▸ **Written task**
Omit the pictures and print exactly the lines of the listing below, starting at the first and ending at the line containing "import matplotlib.pyplot as plt".

▸ **Supplied information**
....

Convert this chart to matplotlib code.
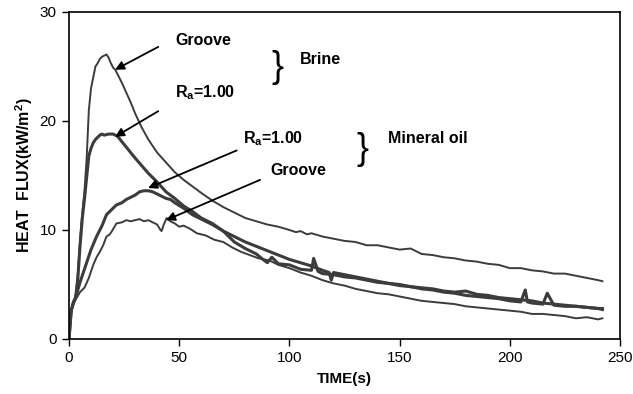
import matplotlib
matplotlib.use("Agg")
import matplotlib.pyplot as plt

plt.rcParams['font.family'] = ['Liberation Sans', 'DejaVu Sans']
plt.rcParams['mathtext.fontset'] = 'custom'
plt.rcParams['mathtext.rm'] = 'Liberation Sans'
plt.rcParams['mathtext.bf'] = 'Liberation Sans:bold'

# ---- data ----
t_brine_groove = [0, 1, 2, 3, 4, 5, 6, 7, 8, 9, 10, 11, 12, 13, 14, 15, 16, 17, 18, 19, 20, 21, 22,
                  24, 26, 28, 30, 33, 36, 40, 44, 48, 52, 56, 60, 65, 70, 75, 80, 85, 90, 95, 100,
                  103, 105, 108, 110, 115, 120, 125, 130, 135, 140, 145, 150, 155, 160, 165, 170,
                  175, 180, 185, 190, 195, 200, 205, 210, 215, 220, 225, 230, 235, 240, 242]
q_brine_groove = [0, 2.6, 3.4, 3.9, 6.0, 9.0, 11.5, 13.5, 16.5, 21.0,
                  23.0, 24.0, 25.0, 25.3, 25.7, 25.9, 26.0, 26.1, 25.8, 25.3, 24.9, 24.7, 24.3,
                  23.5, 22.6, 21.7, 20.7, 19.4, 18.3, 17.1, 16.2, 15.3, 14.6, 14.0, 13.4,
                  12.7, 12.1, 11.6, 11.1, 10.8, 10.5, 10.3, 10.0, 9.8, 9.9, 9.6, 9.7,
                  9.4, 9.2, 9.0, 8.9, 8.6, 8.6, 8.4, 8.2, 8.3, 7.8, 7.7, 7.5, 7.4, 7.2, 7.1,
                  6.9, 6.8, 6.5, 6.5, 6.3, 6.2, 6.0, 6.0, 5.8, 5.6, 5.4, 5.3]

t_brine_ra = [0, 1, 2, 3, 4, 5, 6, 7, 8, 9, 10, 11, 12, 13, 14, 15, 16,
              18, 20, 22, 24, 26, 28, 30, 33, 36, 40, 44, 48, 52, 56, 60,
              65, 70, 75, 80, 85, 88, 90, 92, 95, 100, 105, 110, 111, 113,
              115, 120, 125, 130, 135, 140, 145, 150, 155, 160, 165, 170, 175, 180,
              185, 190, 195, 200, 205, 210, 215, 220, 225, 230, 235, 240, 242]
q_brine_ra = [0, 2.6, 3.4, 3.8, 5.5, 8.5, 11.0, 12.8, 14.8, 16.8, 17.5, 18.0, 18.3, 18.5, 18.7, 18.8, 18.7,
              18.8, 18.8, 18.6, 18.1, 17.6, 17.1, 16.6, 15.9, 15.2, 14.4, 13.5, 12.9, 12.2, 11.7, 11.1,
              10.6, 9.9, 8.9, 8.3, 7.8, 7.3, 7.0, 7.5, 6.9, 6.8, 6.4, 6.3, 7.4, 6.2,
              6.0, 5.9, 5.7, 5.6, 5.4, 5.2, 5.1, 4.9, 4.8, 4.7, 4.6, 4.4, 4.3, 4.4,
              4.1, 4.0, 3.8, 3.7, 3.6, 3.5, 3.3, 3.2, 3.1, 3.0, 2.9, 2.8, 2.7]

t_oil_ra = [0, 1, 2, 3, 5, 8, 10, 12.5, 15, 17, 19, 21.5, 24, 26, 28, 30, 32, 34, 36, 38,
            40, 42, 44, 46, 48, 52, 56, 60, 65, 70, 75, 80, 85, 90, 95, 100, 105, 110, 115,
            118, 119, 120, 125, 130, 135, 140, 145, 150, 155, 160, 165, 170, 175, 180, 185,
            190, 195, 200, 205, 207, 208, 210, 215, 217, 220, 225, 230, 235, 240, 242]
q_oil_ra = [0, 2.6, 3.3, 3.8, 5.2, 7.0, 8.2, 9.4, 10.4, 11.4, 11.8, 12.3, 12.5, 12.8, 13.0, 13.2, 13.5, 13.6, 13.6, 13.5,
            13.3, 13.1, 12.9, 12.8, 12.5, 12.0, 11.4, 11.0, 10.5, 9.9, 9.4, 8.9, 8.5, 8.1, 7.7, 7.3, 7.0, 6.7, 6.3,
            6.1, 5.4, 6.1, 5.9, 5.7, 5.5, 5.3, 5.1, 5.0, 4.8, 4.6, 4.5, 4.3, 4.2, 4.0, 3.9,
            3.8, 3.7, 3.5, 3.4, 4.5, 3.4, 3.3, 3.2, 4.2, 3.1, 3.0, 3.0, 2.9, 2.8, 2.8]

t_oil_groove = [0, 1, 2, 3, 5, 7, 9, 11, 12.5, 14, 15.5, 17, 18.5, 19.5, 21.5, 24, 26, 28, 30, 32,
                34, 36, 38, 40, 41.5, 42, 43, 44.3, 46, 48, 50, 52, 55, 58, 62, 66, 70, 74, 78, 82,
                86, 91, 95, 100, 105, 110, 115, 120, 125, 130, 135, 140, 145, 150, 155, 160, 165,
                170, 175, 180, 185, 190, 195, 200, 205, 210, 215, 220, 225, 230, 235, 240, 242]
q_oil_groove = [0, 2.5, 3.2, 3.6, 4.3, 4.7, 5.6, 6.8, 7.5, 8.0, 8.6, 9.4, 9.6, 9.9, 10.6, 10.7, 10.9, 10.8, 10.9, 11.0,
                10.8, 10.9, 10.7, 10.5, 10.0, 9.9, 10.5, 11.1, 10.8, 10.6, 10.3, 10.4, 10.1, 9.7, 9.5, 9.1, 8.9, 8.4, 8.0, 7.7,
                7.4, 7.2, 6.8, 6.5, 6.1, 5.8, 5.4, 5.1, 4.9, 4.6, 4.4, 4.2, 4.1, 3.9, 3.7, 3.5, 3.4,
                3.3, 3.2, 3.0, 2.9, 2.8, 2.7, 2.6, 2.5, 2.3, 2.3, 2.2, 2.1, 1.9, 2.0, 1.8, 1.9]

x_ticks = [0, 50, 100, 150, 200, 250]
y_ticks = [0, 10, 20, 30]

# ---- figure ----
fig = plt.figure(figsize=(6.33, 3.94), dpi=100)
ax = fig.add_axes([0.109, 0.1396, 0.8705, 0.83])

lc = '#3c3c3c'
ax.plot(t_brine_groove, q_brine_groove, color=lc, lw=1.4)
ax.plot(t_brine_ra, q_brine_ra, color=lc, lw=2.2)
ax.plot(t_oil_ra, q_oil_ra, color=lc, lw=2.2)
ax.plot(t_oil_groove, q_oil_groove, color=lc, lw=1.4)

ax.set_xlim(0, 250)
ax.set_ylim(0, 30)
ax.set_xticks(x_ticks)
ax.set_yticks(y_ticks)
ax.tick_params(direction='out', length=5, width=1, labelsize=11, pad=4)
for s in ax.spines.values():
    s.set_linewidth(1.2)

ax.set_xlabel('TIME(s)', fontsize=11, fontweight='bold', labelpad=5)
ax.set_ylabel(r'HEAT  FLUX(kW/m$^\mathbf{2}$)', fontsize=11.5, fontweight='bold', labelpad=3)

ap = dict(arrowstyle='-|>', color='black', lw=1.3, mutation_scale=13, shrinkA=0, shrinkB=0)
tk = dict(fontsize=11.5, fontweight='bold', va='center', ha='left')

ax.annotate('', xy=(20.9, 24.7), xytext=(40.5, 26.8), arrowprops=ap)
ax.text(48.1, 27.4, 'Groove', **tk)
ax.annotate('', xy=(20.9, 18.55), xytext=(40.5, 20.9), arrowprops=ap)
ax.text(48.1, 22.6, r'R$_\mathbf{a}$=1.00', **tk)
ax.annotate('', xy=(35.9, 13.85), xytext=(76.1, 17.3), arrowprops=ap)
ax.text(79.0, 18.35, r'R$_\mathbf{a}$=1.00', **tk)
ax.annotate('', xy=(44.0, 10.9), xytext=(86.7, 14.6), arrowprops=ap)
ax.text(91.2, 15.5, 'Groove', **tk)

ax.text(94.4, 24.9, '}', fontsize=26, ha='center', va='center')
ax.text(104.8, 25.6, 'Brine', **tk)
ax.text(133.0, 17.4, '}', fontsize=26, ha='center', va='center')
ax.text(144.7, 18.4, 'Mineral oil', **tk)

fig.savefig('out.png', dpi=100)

....

▸ **Full response**
Convert this chart to matplotlib code.
import matplotlib
matplotlib.use("Agg")
import matplotlib.pyplot as plt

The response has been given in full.